▶ SHORT TASK: Reproduce the listing below from the line with "What seaborn and" to the line with "ax = fig.add_axes([0.075, 0.059, 0.904, 0.922])", both lines included, character for character, minus any pictures.
-- START SUPPLIED INFORMATION --
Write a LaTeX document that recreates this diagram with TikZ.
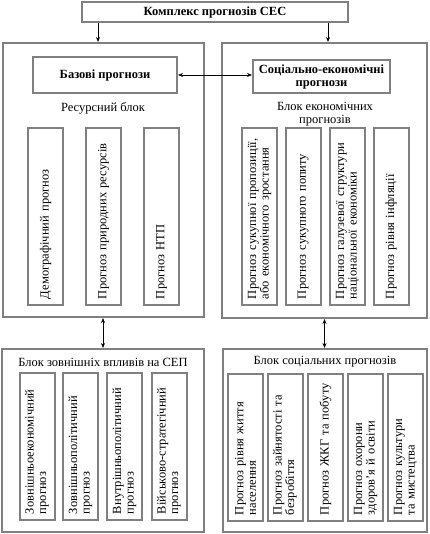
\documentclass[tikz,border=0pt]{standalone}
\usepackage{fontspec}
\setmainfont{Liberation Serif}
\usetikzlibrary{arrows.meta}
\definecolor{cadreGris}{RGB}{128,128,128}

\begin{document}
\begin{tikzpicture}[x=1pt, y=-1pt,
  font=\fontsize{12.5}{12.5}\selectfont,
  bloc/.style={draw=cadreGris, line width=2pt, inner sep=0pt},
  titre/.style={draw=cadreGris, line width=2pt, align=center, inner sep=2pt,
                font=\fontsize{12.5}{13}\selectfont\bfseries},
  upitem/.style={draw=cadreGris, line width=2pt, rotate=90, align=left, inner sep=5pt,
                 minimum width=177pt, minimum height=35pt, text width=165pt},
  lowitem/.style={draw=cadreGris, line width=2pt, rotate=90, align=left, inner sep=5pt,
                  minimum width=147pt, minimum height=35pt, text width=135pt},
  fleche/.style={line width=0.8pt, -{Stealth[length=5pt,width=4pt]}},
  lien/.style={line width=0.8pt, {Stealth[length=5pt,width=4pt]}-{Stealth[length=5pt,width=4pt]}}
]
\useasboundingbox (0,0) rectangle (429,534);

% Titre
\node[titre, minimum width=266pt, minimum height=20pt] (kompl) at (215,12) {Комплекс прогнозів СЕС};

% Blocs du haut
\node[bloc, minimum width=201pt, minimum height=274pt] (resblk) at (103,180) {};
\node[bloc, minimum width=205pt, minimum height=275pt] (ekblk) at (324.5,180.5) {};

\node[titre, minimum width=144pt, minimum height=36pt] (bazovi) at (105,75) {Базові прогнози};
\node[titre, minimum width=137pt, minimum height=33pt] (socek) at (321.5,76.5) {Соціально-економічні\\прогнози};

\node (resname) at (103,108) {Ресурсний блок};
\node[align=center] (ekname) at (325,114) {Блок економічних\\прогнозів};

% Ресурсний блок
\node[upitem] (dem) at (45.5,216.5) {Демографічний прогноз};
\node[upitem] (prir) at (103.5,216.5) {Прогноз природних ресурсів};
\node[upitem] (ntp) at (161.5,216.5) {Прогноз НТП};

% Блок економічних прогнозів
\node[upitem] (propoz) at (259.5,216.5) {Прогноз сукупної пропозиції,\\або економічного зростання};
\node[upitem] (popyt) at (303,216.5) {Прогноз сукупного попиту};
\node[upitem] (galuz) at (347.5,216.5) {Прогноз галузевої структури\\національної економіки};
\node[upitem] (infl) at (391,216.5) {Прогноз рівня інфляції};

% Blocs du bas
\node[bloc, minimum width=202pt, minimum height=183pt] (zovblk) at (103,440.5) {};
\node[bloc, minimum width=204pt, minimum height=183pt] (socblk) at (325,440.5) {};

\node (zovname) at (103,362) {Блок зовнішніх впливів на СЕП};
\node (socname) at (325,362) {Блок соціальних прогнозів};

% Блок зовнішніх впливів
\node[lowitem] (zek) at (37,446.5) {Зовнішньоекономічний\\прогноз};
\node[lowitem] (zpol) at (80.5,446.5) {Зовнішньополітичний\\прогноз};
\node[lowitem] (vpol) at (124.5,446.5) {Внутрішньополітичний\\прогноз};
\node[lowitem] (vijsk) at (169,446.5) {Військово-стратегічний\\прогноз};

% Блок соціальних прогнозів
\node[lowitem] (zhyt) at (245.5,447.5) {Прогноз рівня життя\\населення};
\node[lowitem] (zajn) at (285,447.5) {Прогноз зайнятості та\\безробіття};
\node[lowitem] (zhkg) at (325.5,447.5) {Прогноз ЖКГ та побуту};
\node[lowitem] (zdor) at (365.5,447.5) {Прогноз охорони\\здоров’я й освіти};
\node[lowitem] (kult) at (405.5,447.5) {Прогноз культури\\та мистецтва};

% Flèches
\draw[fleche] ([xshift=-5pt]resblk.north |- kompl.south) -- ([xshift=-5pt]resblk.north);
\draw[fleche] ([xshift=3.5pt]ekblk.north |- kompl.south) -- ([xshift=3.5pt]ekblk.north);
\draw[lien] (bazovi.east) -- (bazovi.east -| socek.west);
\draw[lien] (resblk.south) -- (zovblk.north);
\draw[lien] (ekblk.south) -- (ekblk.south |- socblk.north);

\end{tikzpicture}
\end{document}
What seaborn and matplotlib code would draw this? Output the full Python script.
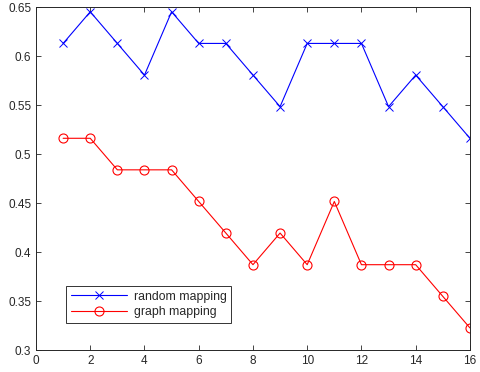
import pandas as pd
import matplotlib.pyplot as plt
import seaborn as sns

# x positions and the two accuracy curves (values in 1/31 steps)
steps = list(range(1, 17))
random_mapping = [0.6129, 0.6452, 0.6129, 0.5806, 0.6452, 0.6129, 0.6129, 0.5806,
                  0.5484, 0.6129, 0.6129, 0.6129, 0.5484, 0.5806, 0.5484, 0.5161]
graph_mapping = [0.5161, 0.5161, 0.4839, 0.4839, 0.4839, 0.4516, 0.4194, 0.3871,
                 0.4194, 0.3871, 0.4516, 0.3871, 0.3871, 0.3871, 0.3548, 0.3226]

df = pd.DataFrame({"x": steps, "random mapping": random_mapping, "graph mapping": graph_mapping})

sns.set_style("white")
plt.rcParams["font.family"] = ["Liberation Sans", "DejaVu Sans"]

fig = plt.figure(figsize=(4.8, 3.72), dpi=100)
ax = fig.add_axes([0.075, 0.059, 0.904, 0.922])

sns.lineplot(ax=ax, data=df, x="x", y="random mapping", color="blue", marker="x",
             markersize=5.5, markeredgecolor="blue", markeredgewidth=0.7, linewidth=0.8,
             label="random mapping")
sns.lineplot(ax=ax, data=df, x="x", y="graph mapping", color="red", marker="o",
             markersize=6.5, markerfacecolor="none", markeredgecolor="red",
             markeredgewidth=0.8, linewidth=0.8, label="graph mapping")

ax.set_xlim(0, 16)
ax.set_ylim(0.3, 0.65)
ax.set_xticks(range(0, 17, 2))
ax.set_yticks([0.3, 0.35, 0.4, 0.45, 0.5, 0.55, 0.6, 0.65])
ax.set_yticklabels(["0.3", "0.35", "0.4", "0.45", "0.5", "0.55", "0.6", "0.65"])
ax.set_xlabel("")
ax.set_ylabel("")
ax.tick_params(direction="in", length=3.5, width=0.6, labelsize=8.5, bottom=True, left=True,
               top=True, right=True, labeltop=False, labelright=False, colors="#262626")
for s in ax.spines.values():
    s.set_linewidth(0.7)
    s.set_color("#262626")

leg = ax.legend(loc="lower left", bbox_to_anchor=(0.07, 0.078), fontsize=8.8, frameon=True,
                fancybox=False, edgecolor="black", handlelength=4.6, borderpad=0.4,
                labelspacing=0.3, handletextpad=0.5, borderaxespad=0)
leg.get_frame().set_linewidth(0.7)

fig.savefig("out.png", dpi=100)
-- END SUPPLIED INFORMATION --
▶ FINAL RESULT:
What seaborn and matplotlib code would draw this? Output the full Python script.
import pandas as pd
import matplotlib.pyplot as plt
import seaborn as sns

# x positions and the two accuracy curves (values in 1/31 steps)
steps = list(range(1, 17))
random_mapping = [0.6129, 0.6452, 0.6129, 0.5806, 0.6452, 0.6129, 0.6129, 0.5806,
                  0.5484, 0.6129, 0.6129, 0.6129, 0.5484, 0.5806, 0.5484, 0.5161]
graph_mapping = [0.5161, 0.5161, 0.4839, 0.4839, 0.4839, 0.4516, 0.4194, 0.3871,
                 0.4194, 0.3871, 0.4516, 0.3871, 0.3871, 0.3871, 0.3548, 0.3226]

df = pd.DataFrame({"x": steps, "random mapping": random_mapping, "graph mapping": graph_mapping})

sns.set_style("white")
plt.rcParams["font.family"] = ["Liberation Sans", "DejaVu Sans"]

fig = plt.figure(figsize=(4.8, 3.72), dpi=100)
ax = fig.add_axes([0.075, 0.059, 0.904, 0.922])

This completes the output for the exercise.